Kaplan to Wheeler: Any Auction Delay Is on FCC
National Association of Broadcasters executive VP of strategic planning Rick Kaplan took aim at FCC Chairman Tom Wheeler in a blog post Wednesday following Wheeler's comments at the CTIA show in Las Vegas suggesting NAB was throwing up roadblocks to a successful auction and its complaint is groundless.
Kaplan was referring to a suit filed by NAB against a portion of the auction.
Kaplan pulled no punches. He said the chairman was wrong and that it was trying to get a court decision ASAP given the mid-2015 target for the incentive auction.
But he also said that if NAB does win the court fight and the auction has to be rethought, any delay was on the FCC for creating that problem. "[I]f the FCC insists on seeing the litigation through and loses, then it has no one else to blame but itself. Don’t pin that on us," says Kaplan
"NAB did not file a petition for reconsideration first, as T-Mobile and Sprint did, which would have given us another layer of process behind which to hide if we really were aiming for delay," Kaplan wrote. We did not wait until the last minute in the 60-day period during which legal challenges could be filed; we filed on day one.

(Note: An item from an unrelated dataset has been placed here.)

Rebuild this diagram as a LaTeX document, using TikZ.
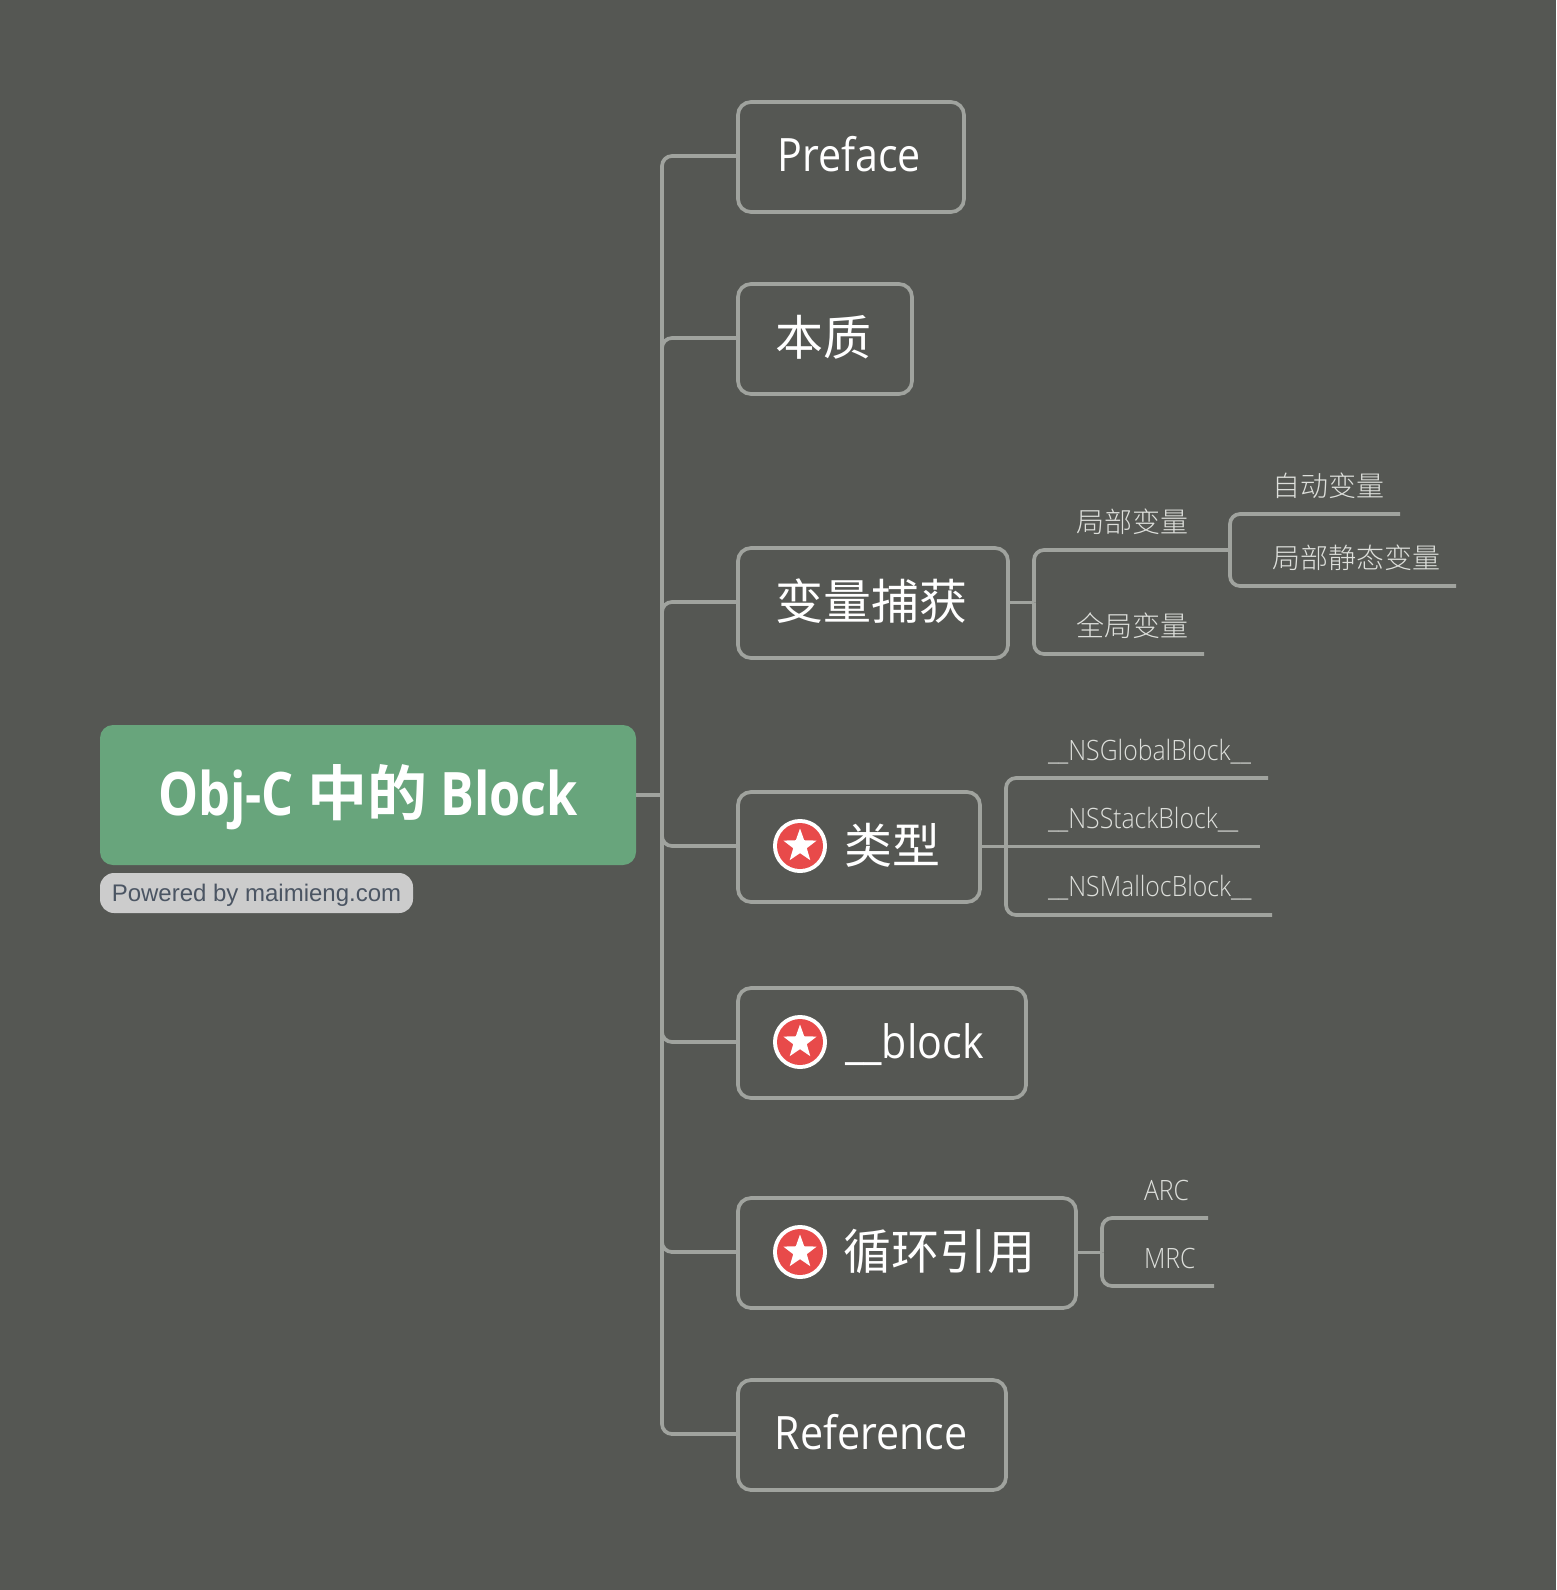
\documentclass[tikz,border=0pt]{standalone}
\usepackage{fontspec}
\usetikzlibrary{shapes.geometric}
\setmainfont{Open Sans}[FakeStretch=0.8]
\newfontfamily\latinreg{Open Sans}[FakeStretch=0.895]
\newfontfamily\latinlight{Open Sans Light}[FakeStretch=0.885]
\newfontfamily\latinbold{Open Sans}[FakeStretch=0.84,UprightFont={* Bold}]
\newfontfamily\cjk{Noto Sans CJK SC}
\newfontfamily\cjklight{Noto Sans CJK SC Light}
\newfontfamily\cjkbold{Noto Sans CJK SC Bold}
\newfontfamily\badgefont{Liberation Sans}
\definecolor{bgc}{HTML}{555753}
\definecolor{linec}{HTML}{A0A39E}
\definecolor{rootc}{HTML}{68A57C}
\definecolor{badgec}{HTML}{CCCCCC}
\definecolor{badget}{HTML}{4B5563}
\definecolor{leaft}{HTML}{DDDFDB}
\definecolor{redc}{HTML}{E84A4A}
\tikzset{
  conn/.style={draw=linec,line width=3.7pt,rounded corners=10pt},
  topic/.style={draw=linec,line width=3.7pt,rounded corners=13pt,rectangle,minimum height=110pt,inner sep=0pt,outer sep=0pt,text=white,text height=28pt,text depth=0pt,font={\fontsize{46}{46}\selectfont\latinreg}},
  topiccjk/.style={topic,text height=32pt,font={\fontsize{48}{48}\selectfont\cjk}},
  toptext/.style={inner sep=0pt,outer sep=0pt,text=white,anchor=base west,font={\fontsize{46}{46}\selectfont\latinreg}},
  leaf/.style={inner sep=0pt,outer sep=0pt,text=leaft,anchor=base west,font={\fontsize{28}{28}\selectfont\latinlight}},
  leafcjk/.style={leaf,font={\fontsize{28}{28}\selectfont\cjklight}},
  iconbase/.style={circle,fill=white,minimum size=54pt,inner sep=0pt,outer sep=0pt},
  iconred/.style={circle,fill=redc,minimum size=46pt,inner sep=0pt,outer sep=0pt},
  iconstar/.style={star,star points=5,star point ratio=2.45,fill=white,minimum size=35pt,inner sep=0pt,outer sep=0pt},
}
\begin{document}
\begin{tikzpicture}[x=1pt,y=-1pt]
\useasboundingbox (0,0) rectangle (1556,1590);
\fill[bgc] (0,0) rectangle (1556,1590);
% root
\node[fill=rootc,rounded corners=13pt,minimum width=536pt,minimum height=140pt,inner sep=0pt,outer sep=0pt,text=white,text height=40pt,text depth=0pt,font={\fontsize{60}{60}\selectfont\latinbold}] (root) at (368,795) {Obj-C {\cjkbold 中的} Block};
\node[fill=badgec,rounded corners=14pt,minimum width=313pt,minimum height=40pt,inner sep=0pt,outer sep=0pt,text=badget,text height=16pt,text depth=0pt,font={\fontsize{24}{24}\selectfont\badgefont}] (badge) at (256.5,893) {Powered by maimieng.com};
% topics
\node[topic,minimum width=226pt] (preface) at (851,157) {Preface\kern4pt};
\node[topiccjk,minimum width=174pt] (essence) at (825,339) {本质\kern4pt};
\node[topiccjk,minimum width=270pt] (capture) at (873,603) {变量捕获\kern4pt};
\node[topic,minimum width=242pt] (types) at (859,847) {};
\node[topic,minimum width=288pt] (blockk) at (882,1043) {};
\node[topic,minimum width=338pt] (cycle) at (907,1253) {};
\node[topic,minimum width=268pt] (reference) at (872,1435) {Reference\kern2pt};
% icons
\foreach \n/\y in {a/846,b/1042,c/1252}{
  \node[iconbase] (icon\n) at (800,\y) {};
  \node[iconred] (red\n) at (800,\y) {};
  \node[iconstar] (star\n) at (800,\y) {};
}
\node[toptext,font={\fontsize{48}{48}\selectfont\cjk}] (typestext) at (844,863) {类型};
\node[toptext] (blocktext) at (845,1058) {\_\_block};
\node[toptext,font={\fontsize{48}{48}\selectfont\cjk}] (cycletext) at (843,1269) {循环引用};
% trunk
\coordinate (trunk) at (662,795);
\draw[conn] (root.east) -- (trunk);
\foreach \t in {preface,essence,capture,types,blockk,cycle,reference}{
  \draw[conn] (trunk) |- ([yshift=1pt]\t.west);
}
% capture sub-tree
\coordinate (capfork) at (1034,602.5);
\coordinate (localfork) at (1230,550);
\coordinate (globalend) at (1204,654);
\coordinate (autoend) at (1400,514);
\coordinate (staticend) at (1456,586);
\draw[conn] ([yshift=.5pt]capture.east) -- (capfork);
\draw[conn] (capfork) |- (localfork);
\draw[conn] (capfork) |- (globalend);
\draw[conn] (localfork) |- (autoend);
\draw[conn] (localfork) |- (staticend);
\node[leafcjk] (local) at (1076,532) {局部变量};
\node[leafcjk] (global) at (1076,636) {全局变量};
\node[leafcjk] (autovar) at (1272,496) {自动变量};
\node[leafcjk] (staticvar) at (1272,568) {局部静态变量};
% types sub-tree
\coordinate (typefork) at (1006,846.5);
\coordinate (globalblockend) at (1268,778);
\coordinate (stackend) at (1260,846.5);
\coordinate (mallocend) at (1272,915);
\draw[conn] ([yshift=.5pt]types.east) -- (stackend);
\draw[conn] (typefork) |- (globalblockend);
\draw[conn] (typefork) |- (mallocend);
\node[leaf] (nsglobal) at (1048,760) {\_\_NSGlobalBlock\_\_};
\node[leaf] (nsstack) at (1048,828) {\_\_NSStackBlock\_\_};
\node[leaf] (nsmalloc) at (1048,896) {\_\_NSMallocBlock\_\_};
% cycle sub-tree
\coordinate (cyclefork) at (1102,1252.5);
\coordinate (arcend) at (1208,1218);
\coordinate (mrcend) at (1214,1286);
\draw[conn] ([yshift=.5pt]cycle.east) -- (cyclefork);
\draw[conn] (cyclefork) |- (arcend);
\draw[conn] (cyclefork) |- (mrcend);
\node[leaf] (arc) at (1144,1200) {ARC};
\node[leaf] (mrc) at (1144,1268) {MRC};
\end{tikzpicture}
\end{document}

And we affirmatively sought and were granted expedited review of our lawsuit."
Kaplan said it was easier for the chairman to blame broadcasters rather than look at "misguided policy decisions," a net neutrality decision that has scared mobile carriers and other potential causes closer to home.
Kaplan said he still thought the auction could be a success, but called for less finger-pointing and time-wasting and said one way the auction could be improved was if broadcasters had a "partner" at the helm of the FCC.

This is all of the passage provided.